## Source material
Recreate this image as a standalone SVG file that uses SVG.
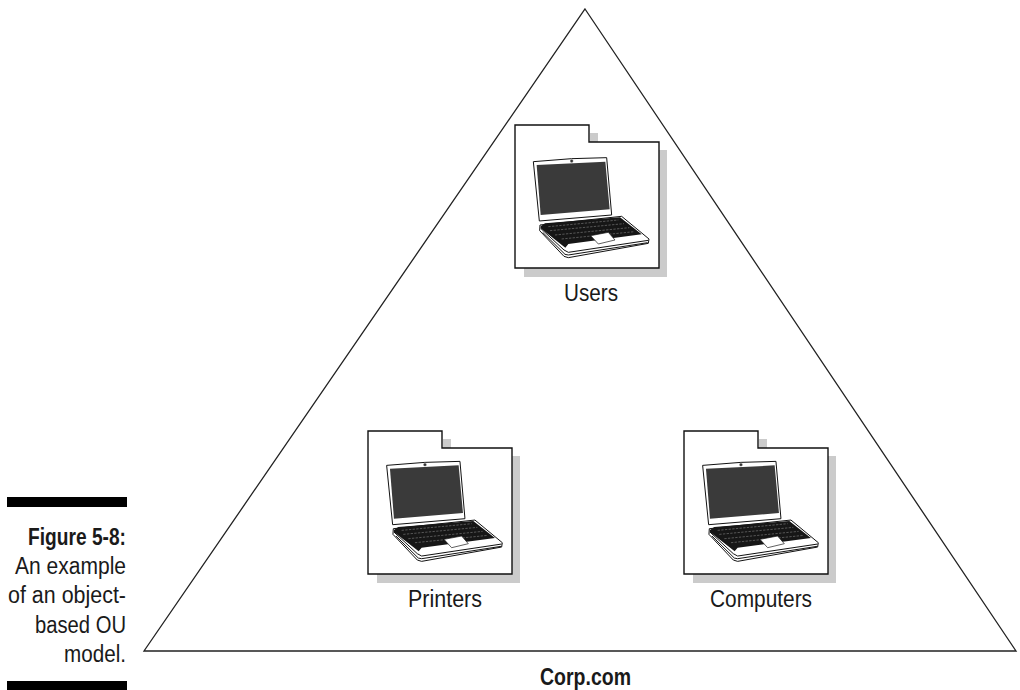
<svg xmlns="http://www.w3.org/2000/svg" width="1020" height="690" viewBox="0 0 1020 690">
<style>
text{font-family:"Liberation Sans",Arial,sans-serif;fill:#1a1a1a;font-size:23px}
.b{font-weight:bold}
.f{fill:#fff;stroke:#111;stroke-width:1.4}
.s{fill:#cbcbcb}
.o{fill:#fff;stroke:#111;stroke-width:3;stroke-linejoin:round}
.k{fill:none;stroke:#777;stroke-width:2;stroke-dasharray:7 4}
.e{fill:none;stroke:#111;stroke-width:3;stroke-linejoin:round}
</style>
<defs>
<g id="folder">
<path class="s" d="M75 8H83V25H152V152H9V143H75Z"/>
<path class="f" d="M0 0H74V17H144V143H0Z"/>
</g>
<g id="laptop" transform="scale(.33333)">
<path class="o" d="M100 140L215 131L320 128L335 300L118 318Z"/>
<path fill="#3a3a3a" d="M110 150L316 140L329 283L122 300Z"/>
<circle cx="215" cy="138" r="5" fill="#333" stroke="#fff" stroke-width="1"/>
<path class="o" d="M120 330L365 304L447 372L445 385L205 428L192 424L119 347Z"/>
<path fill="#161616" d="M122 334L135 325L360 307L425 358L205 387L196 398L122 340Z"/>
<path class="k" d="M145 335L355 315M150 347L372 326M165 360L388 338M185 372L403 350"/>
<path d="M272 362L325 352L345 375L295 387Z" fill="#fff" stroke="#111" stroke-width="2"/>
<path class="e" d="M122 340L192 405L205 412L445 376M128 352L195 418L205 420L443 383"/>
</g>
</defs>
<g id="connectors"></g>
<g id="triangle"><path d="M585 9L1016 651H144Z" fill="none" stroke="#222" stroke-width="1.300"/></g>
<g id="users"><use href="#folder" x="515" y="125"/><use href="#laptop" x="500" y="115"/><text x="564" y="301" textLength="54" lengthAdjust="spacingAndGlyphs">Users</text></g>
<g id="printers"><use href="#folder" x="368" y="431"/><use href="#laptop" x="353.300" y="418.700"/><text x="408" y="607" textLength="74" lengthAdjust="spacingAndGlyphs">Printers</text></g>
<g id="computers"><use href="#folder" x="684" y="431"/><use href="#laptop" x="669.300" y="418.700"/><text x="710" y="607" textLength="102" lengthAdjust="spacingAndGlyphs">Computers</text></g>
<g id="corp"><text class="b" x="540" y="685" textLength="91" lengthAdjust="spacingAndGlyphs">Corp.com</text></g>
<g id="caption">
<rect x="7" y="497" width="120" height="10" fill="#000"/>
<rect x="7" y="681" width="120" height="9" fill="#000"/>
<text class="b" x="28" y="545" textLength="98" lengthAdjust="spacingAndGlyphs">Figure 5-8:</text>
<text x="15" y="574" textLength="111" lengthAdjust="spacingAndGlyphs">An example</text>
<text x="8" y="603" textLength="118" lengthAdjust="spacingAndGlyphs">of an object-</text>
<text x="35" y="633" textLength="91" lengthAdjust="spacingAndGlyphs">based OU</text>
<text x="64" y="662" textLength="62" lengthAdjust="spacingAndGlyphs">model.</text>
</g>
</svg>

## What this task involves
Quote the material word for word, dropping any images it holds.

## Completed exercise
Recreate this image as a standalone SVG file that uses SVG.
<svg xmlns="http://www.w3.org/2000/svg" width="1020" height="690" viewBox="0 0 1020 690">
<style>
text{font-family:"Liberation Sans",Arial,sans-serif;fill:#1a1a1a;font-size:23px}
.b{font-weight:bold}
.f{fill:#fff;stroke:#111;stroke-width:1.4}
.s{fill:#cbcbcb}
.o{fill:#fff;stroke:#111;stroke-width:3;stroke-linejoin:round}
.k{fill:none;stroke:#777;stroke-width:2;stroke-dasharray:7 4}
.e{fill:none;stroke:#111;stroke-width:3;stroke-linejoin:round}
</style>
<defs>
<g id="folder">
<path class="s" d="M75 8H83V25H152V152H9V143H75Z"/>
<path class="f" d="M0 0H74V17H144V143H0Z"/>
</g>
<g id="laptop" transform="scale(.33333)">
<path class="o" d="M100 140L215 131L320 128L335 300L118 318Z"/>
<path fill="#3a3a3a" d="M110 150L316 140L329 283L122 300Z"/>
<circle cx="215" cy="138" r="5" fill="#333" stroke="#fff" stroke-width="1"/>
<path class="o" d="M120 330L365 304L447 372L445 385L205 428L192 424L119 347Z"/>
<path fill="#161616" d="M122 334L135 325L360 307L425 358L205 387L196 398L122 340Z"/>
<path class="k" d="M145 335L355 315M150 347L372 326M165 360L388 338M185 372L403 350"/>
<path d="M272 362L325 352L345 375L295 387Z" fill="#fff" stroke="#111" stroke-width="2"/>
<path class="e" d="M122 340L192 405L205 412L445 376M128 352L195 418L205 420L443 383"/>
</g>
</defs>
<g id="connectors"></g>
<g id="triangle"><path d="M585 9L1016 651H144Z" fill="none" stroke="#222" stroke-width="1.300"/></g>
<g id="users"><use href="#folder" x="515" y="125"/><use href="#laptop" x="500" y="115"/><text x="564" y="301" textLength="54" lengthAdjust="spacingAndGlyphs">Users</text></g>
<g id="printers"><use href="#folder" x="368" y="431"/><use href="#laptop" x="353.300" y="418.700"/><text x="408" y="607" textLength="74" lengthAdjust="spacingAndGlyphs">Printers</text></g>
<g id="computers"><use href="#folder" x="684" y="431"/><use href="#laptop" x="669.300" y="418.700"/><text x="710" y="607" textLength="102" lengthAdjust="spacingAndGlyphs">Computers</text></g>
<g id="corp"><text class="b" x="540" y="685" textLength="91" lengthAdjust="spacingAndGlyphs">Corp.com</text></g>
<g id="caption">
<rect x="7" y="497" width="120" height="10" fill="#000"/>
<rect x="7" y="681" width="120" height="9" fill="#000"/>
<text class="b" x="28" y="545" textLength="98" lengthAdjust="spacingAndGlyphs">Figure 5-8:</text>
<text x="15" y="574" textLength="111" lengthAdjust="spacingAndGlyphs">An example</text>
<text x="8" y="603" textLength="118" lengthAdjust="spacingAndGlyphs">of an object-</text>
<text x="35" y="633" textLength="91" lengthAdjust="spacingAndGlyphs">based OU</text>
<text x="64" y="662" textLength="62" lengthAdjust="spacingAndGlyphs">model.</text>
</g>
</svg>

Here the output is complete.